Semiconductors Swung 5% Intraday: Here's What Drove It

Published At: Jun 29, 2026 by Verified Pro Trader

On the surface, it looked like a calm, slightly higher session. Reported weekend de-escalation in the Middle East gave equities a reason to open up roughly one percent, and the S&P 500 spent the day holding most of that gain. Beneath that steady index print, though, was one of the more violent intraday rotations in recent memory, and it was concentrated almost entirely in a single sector.

The tell was the gap between the S&P and the Nasdaq. Both opened near one percent higher off Friday's close, yet they behaved very differently. The S&P pushed up around half a percent before fading, with its low never dropping below roughly four-tenths of a percent above the prior close. The QQQ gave back its entire gain and briefly turned negative. When two indices that usually move in tandem split like that, the difference is almost always sitting in one place. Here, it was the semiconductors.

The SMH Was Trading Like a Single Stock

The semiconductor ETF, SMH, opened about half a percent higher, sold off more than three percent, then staged a roughly five-and-a-half percent bounce off the lows intraday. A move of that magnitude across an entire industry group in one session is unusual. It means the sector was not behaving like a diversified basket; it was behaving like one high-volatility name, with the whole group lurching together.

Context matters. This is a holiday-shortened week, with markets closed Friday ahead of the July fourth weekend. Lighter participation widens ranges, because thinner order books let price travel further on the same amount of conviction. That backdrop does not create direction, but it amplifies the swings, and it helps explain how a sector could shed three percent and recover most of it before the close.

Memory Was the Epicenter

The sharpest moves came from the memory names, and they are where the structure is cleanest. Micron (MU) had run roughly nineteen to twenty percent off its pre-earnings level following its Wednesday report. That kind of vertical move sets up a crowded position, and the unwind was abrupt: the stock sold off more than nine percent intraday before bouncing nearly ten percent off the lows, filling the gap from its earnings reaction and finishing close to flat. Given how heavily memory featured in the day's action, that whipsaw was a major contributor to the volatility inside the SMH.

SanDisk (SNDK) traced almost the same path: flat at the open, down roughly nine and a half percent, then a recovery. The scale of the prior run is worth noting for risk context. Off its March lows, the stock is up more than two hundred eighty percent, the kind of advance that leaves price extended and prone to exactly this sort of two-way violence when momentum cools.
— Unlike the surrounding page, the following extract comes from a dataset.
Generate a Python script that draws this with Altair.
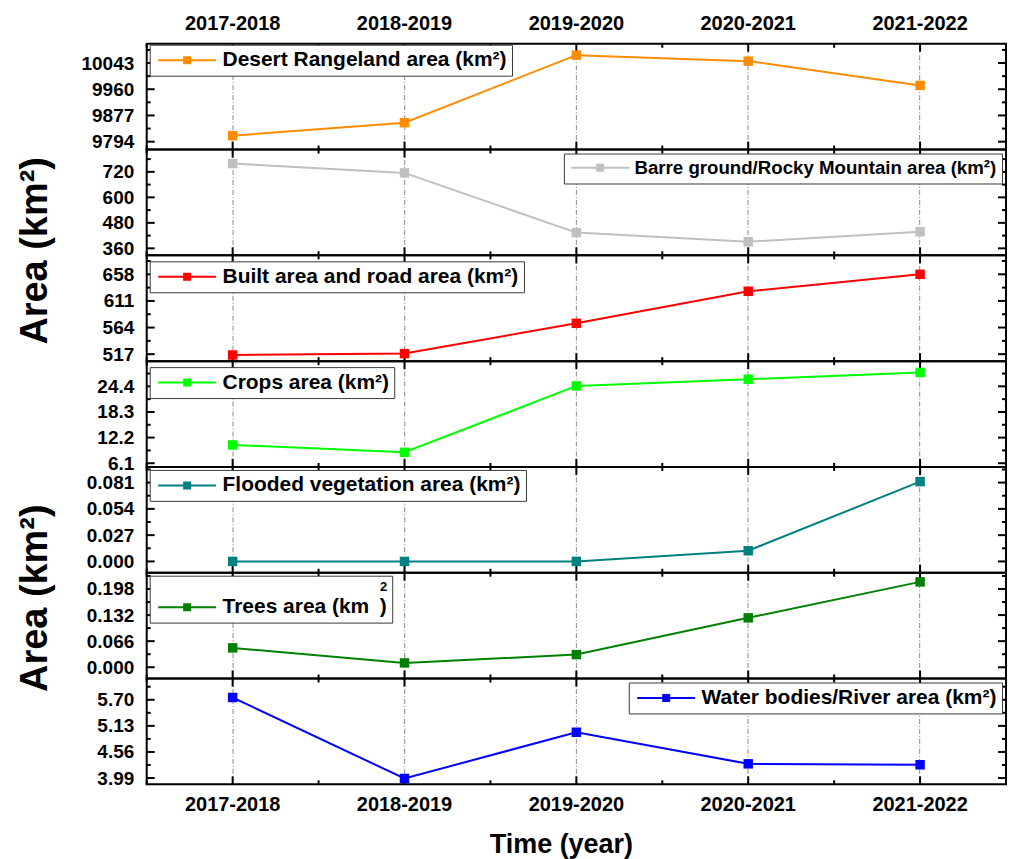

The lesson in both names is the one that governs parabolic moves generally. When a stock is up that much that fast, the question is no longer whether it can keep climbing, but where prior structure offers support on a flush and resistance on a bounce. Reacting to the levels, rather than chasing the candle, is what keeps a position on the right side of this kind of range.

AMAT: The Cleaner Setup

Applied Materials (AMAT) stood apart from the memory chaos. It opened about one and a half percent higher, reportedly aided by analyst upgrades, and pushed through prior all-time highs, extending another six percent before easing back. The level to watch is an upsloping trend line connecting the recent highs, with price already within about one percent of it. A close that presses into that line would mark a higher-risk resistance area, where rejection or a pullback becomes more likely. The setup is conditional: it requires price to actually reach the line first.

Key Levels to Watch

Instrument Level Significance
NVDA ~$185 Consolidation zone, potential support on further weakness
AMAT Upsloping trend line (~1% above) Higher-risk resistance on a close into the line
MU Friday pivot high / post-earnings gap fill / double top Stacked resistance levels above
MU Session low / earnings-day low / lower gap fill Support zones on a pullback
SNDK ~$186 Downside reference if selling resumes
SNDK ~$164 Lower gap, deeper support

What to Watch Next

The central question for the rest of the week is whether this was a one-session shakeout or the start of sustained distribution in semis. Continued weakness would be confirmed by a daily close that fails to reclaim the day's recovery, with memory names rolling back toward their session lows. The alternative is a float higher on light holiday volume toward prior all-time highs, which has been the prevailing drift. NVIDIA, which had a comparatively contained three percent intraday fall, has nearby consolidation around the 185 area that would be the first reference point on further softness.

Process Over Reaction

The headline of the day was a geopolitical de-escalation and a higher open. The more useful read is structural: a single sector, trading on thin volume, produced index-level divergence and individual swings approaching ten percent. None of that is a forecast. It is a probability framework built on where price has established structure and how extended names tend to behave when momentum stalls. The discipline is to let the levels confirm before acting, to treat parabolic advances as names to evaluate at resistance rather than chase, and to size for the wide ranges that thin holiday sessions invite.


This article is intended for informational and educational purposes only and does not constitute financial advice. All trading involves risk. Past performance is not indicative of future results. Trading involves substantial risk. All content is for educational purposes only and should not be considered financial advice or recommendations to buy or sell any asset.